In a GUI-based network application such as a Web browser, it's easy to imagine multiple things going on at the same time. A user could be listening to an audio clip while she is scrolling a page, and in the background the browser is downloading an image. Java is a multithreaded language; it provides support for multiple threads of execution (sometimes called lightweight processes) that can handle different tasks. An important benefit of multithreading is that it improves the interactive performance of graphical applications for the user.

If you have tried working with threads in C or C++, you know that it can be quite difficult. Java makes programming with threads much easier, by providing built-in language support for threads. The java.lang package provides a Thread class that supports methods to start and stop threads and set thread priorities, among other things. The Java language syntax also supports threads directly with the synchronized keyword. This keyword makes it extremely easy to mark sections of code or entire methods that should only be run by a single thread at a time.

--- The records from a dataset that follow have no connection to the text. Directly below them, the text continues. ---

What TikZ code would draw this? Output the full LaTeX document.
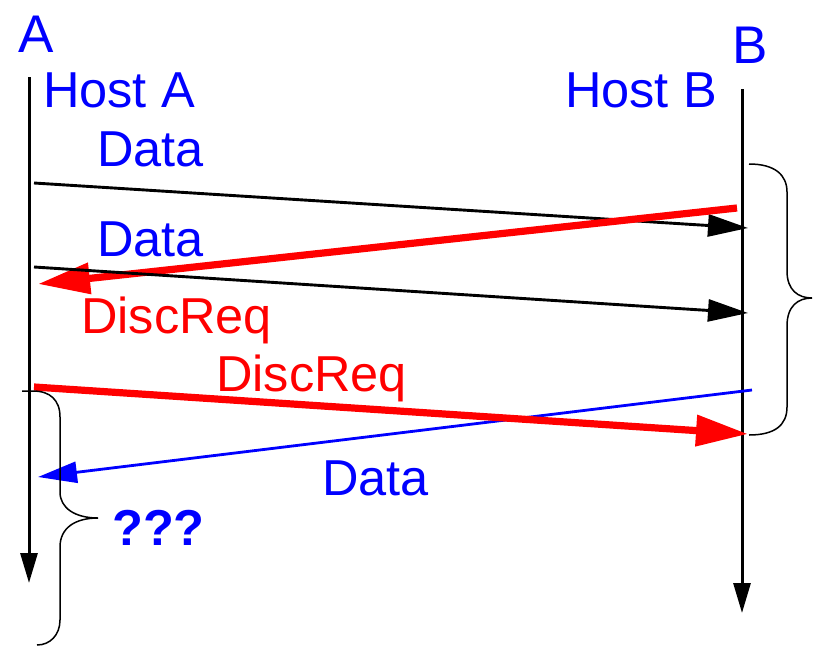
\documentclass[tikz,border=0pt]{standalone}
\usepackage{fontspec}
\setmainfont{Liberation Sans}
\usetikzlibrary{arrows.meta,positioning}

\begin{document}
\begin{tikzpicture}[x=1pt, y=-1pt,
  lifeline/.style={line width=3pt, -{Triangle[length=30pt,width=17pt]}},
  msg/.style={line width=2.9pt, -{Triangle[length=40pt,width=22pt]}},
  discmsg/.style={red, line width=7.2pt, -{Triangle[length=52pt,width=30pt]}},
  datamsg/.style={blue, line width=2.8pt, -{Triangle[length=39pt,width=21pt]}},
  lbl/.style={inner sep=0pt, anchor=base west, text=blue,
              font=\fontsize{50.5}{60}\selectfont},
  brace/.style={line width=1.5pt}
]
\useasboundingbox (0,0) rectangle (813,645);

% Host names
\node[lbl, font=\fontsize{53}{60}\selectfont] (labA)  at (18,52)  {A};
\node[lbl, font=\fontsize{53}{60}\selectfont] (labB)  at (732,63) {B};
\node[lbl] (hostA) at (43,107)  {Host A};
\node[lbl] (hostB) at (565,107) {Host B};

% Lifelines
\coordinate (topA) at (29,77);
\coordinate (endA) at (29,583);
\coordinate (topB) at (742,89);
\coordinate (endB) at (742,613);
\draw[lifeline] (topA) -- (endA);
\draw[lifeline] (topB) -- (endB);

% Message end points
\coordinate (d1s) at (34,183);  \coordinate (d1e) at (748,228);
\coordinate (r1s) at (737,208); \coordinate (r1e) at (38,284);
\coordinate (d2s) at (34,267);  \coordinate (d2e) at (748,313);
\coordinate (r2s) at (34,387);  \coordinate (r2e) at (748,434);
\coordinate (b1s) at (752,390); \coordinate (b1e) at (38,477);

% Messages
\draw[msg] (d1s) -- (d1e);
\draw[discmsg] (r1s) -- (r1e);
\draw[msg] (d2s) -- (d2e);
\draw[datamsg] (b1s) -- (b1e);
\draw[discmsg] (r2s) -- (r2e);

% Message labels
\node[lbl] (data1) at (97,166) {Data};
\node[lbl] (data2) at (97,256) {Data};
\node[lbl, text=red] (disc1) at (81,333)  {DiscReq};
\node[lbl, text=red] (disc2) at (216,391) {DiscReq};
\node[lbl] (data3) at (322,495) {Data};

% Braces
\draw[brace] (749,164) .. controls (775,164) and (787,175) .. (787,192)
  -- (787,271) .. controls (787,290) and (798,298) .. (812,298)
  .. controls (798,298) and (787,306) .. (787,326)
  -- (787,407) .. controls (787,425) and (775,435) .. (749,435);
\draw[brace] (22,391) -- (33,391) .. controls (50,391) and (60,400) .. (60,417)
  -- (60,492) .. controls (60,508) and (75,518) .. (98,518)
  .. controls (75,518) and (60,528) .. (60,547)
  -- (60,620) .. controls (60,635) and (50,645) .. (37,645);
\node[lbl, font=\bfseries\fontsize{50.5}{60}\selectfont] (qqq) at (112,545) {???};
\end{tikzpicture}
\end{document}
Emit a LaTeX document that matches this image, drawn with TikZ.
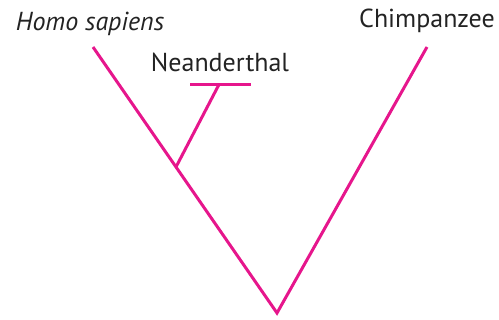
\documentclass[tikz,border=0pt]{standalone}
\usepackage{fontspec}
\setmainfont{PT Sans}
\usetikzlibrary{positioning}
\definecolor{branchpink}{RGB}{230,22,140}
\definecolor{labelgrey}{RGB}{35,35,35}

\begin{document}
\begin{tikzpicture}[
        x=1pt,y=-1pt,
        every node/.style={font=\fontsize{26}{30}\selectfont},
        taxon/.style={text=labelgrey,inner sep=0pt,anchor=base},
        branch/.style={draw=branchpink,line width=3pt}
    ]
        \useasboundingbox (0,0) rectangle (499,320);

        % tree points
        \coordinate (root) at (277,313);
        \coordinate (split) at (176,167);
        \coordinate (sapienstip) at (93,47);
        \coordinate (chimptip) at (427,47);
        \coordinate (neantip) at (219,84.5);
        \coordinate (barleft) at (190,84.5);
        \coordinate (barright) at (251,84.5);

        % labels
        \node[taxon,font=\fontsize{26}{30}\selectfont\itshape] (sapiens) at (90,31) {Homo sapiens};
        \node[taxon] (neanderthal) at (220,72) {Neanderthal};
        \node[taxon] (chimp) at (427,28) {Chimpanzee};

        % branches
        \draw[branch] (sapienstip) -- (split) -- (root) -- (chimptip);
        \draw[branch] (split) -- (neantip);
        \draw[branch] (barleft) -- (barright);
    \end{tikzpicture}
\end{document}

While threads are "wizard-level" stuff in C and C++, their use is commonplace in Java. Because Java makes threads so easy to use, the Java class libraries require their use in a number of places. For example, any applet that performs animation does so with a thread. Similarly, Java does not support asynchronous, non-blocking I/O with notification through signals or interrupts--you must instead create a thread that blocks on every I/O channel you are interested in.